What you are asked to do: Return the lines from the one with "Emit a Python" through the one with "b_no = [4, 5, 10, 22, 27, 28, 30]", exactly as they appear and with no pictures.

The records:

- - -

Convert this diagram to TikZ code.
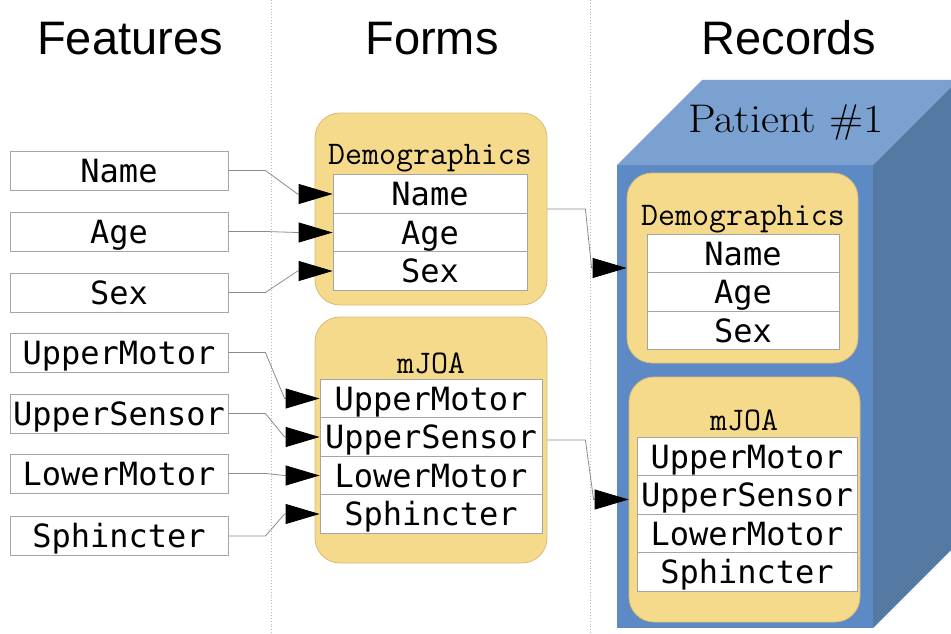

- - -

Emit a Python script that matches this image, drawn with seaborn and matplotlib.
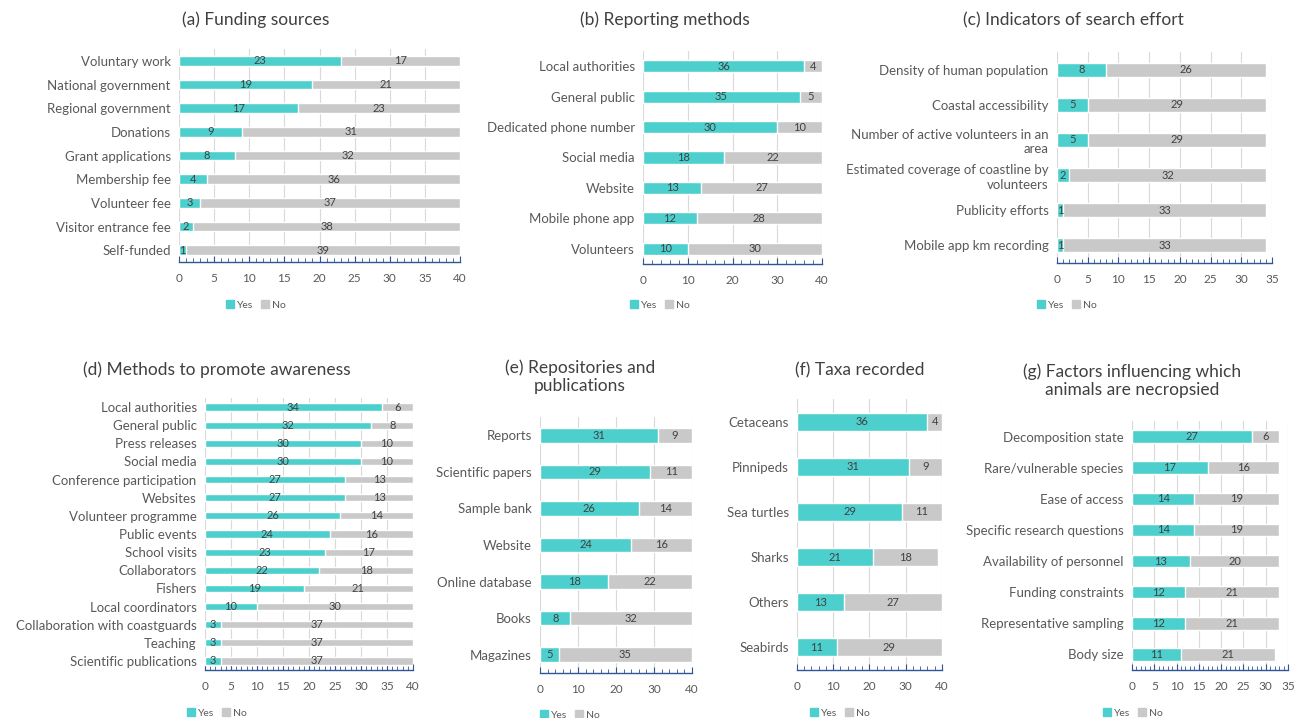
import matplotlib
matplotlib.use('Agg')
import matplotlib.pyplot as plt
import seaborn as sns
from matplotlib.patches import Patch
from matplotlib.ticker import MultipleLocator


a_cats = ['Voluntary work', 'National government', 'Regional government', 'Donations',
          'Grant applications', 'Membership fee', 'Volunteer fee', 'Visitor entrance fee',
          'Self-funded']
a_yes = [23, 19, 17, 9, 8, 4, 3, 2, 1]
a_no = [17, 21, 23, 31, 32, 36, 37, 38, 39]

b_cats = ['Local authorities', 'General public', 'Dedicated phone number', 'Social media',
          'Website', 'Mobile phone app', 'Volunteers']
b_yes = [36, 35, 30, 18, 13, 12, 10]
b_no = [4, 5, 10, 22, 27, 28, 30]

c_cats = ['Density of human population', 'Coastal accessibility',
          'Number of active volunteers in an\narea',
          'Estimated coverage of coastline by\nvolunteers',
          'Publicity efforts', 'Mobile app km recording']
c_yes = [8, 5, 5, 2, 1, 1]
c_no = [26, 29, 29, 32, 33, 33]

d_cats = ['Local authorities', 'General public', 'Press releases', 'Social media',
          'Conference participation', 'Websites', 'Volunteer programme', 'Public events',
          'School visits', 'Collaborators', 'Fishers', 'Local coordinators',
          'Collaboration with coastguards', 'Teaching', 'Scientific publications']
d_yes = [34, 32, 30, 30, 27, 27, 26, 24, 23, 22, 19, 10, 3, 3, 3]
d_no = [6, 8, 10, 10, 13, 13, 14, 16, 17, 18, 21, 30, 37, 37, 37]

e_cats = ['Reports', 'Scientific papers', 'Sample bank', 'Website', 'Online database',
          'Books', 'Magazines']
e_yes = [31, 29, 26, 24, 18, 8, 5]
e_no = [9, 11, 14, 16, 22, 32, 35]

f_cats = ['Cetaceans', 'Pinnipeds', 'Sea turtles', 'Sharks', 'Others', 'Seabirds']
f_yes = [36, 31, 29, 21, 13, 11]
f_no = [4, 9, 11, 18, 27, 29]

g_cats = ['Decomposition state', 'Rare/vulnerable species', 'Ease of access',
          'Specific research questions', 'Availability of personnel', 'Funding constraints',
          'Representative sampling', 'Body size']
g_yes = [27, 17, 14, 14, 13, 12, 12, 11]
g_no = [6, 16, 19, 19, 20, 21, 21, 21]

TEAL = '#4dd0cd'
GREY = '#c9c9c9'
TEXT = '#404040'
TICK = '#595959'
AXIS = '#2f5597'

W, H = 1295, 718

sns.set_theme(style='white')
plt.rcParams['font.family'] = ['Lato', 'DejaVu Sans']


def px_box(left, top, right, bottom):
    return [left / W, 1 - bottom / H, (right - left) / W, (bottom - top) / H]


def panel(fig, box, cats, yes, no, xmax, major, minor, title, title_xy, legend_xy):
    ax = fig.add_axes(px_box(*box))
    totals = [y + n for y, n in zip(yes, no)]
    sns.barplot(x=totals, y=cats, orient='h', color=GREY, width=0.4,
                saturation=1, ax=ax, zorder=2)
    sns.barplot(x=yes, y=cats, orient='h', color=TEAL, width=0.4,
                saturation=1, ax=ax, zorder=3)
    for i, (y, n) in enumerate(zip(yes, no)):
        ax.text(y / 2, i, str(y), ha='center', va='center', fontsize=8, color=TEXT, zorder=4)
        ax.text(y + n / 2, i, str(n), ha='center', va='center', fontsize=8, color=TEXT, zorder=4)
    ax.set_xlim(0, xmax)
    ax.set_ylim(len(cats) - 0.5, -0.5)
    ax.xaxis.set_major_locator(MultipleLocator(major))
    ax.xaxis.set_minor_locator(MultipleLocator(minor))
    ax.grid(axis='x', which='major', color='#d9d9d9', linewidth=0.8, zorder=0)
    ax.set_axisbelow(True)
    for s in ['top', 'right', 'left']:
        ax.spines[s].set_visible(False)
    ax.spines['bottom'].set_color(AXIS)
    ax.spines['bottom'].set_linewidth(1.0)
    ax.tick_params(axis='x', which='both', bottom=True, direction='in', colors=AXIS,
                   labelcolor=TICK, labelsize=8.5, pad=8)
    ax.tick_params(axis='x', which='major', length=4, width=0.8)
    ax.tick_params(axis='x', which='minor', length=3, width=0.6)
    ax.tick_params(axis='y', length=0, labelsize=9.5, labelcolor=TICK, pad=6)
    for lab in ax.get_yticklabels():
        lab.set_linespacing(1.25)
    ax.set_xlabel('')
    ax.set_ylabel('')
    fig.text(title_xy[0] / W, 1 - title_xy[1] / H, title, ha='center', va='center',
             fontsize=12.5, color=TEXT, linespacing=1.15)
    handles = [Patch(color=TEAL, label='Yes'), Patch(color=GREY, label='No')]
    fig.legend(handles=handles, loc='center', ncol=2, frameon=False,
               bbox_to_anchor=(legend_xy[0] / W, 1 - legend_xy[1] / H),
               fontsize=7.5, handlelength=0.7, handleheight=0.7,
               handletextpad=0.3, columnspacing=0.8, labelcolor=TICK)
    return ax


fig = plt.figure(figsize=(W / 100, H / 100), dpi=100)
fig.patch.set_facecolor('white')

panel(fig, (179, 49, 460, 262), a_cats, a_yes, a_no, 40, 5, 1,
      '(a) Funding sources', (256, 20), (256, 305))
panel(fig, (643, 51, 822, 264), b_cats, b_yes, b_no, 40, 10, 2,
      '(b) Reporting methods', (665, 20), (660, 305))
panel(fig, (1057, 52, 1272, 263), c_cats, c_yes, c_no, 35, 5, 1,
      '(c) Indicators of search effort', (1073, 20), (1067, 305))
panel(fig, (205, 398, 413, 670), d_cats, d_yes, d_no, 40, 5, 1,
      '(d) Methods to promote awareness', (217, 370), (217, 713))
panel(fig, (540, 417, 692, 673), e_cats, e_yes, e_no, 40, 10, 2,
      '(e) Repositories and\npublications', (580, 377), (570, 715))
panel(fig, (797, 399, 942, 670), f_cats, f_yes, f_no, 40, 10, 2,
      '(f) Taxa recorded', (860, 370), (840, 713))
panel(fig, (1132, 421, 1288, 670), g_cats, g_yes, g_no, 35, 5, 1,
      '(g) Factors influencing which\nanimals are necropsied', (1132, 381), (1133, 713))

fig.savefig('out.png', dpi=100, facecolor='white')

- - -

Task answer:
Emit a Python script that matches this image, drawn with seaborn and matplotlib.
import matplotlib
matplotlib.use('Agg')
import matplotlib.pyplot as plt
import seaborn as sns
from matplotlib.patches import Patch
from matplotlib.ticker import MultipleLocator


a_cats = ['Voluntary work', 'National government', 'Regional government', 'Donations',
          'Grant applications', 'Membership fee', 'Volunteer fee', 'Visitor entrance fee',
          'Self-funded']
a_yes = [23, 19, 17, 9, 8, 4, 3, 2, 1]
a_no = [17, 21, 23, 31, 32, 36, 37, 38, 39]

b_cats = ['Local authorities', 'General public', 'Dedicated phone number', 'Social media',
          'Website', 'Mobile phone app', 'Volunteers']
b_yes = [36, 35, 30, 18, 13, 12, 10]
b_no = [4, 5, 10, 22, 27, 28, 30]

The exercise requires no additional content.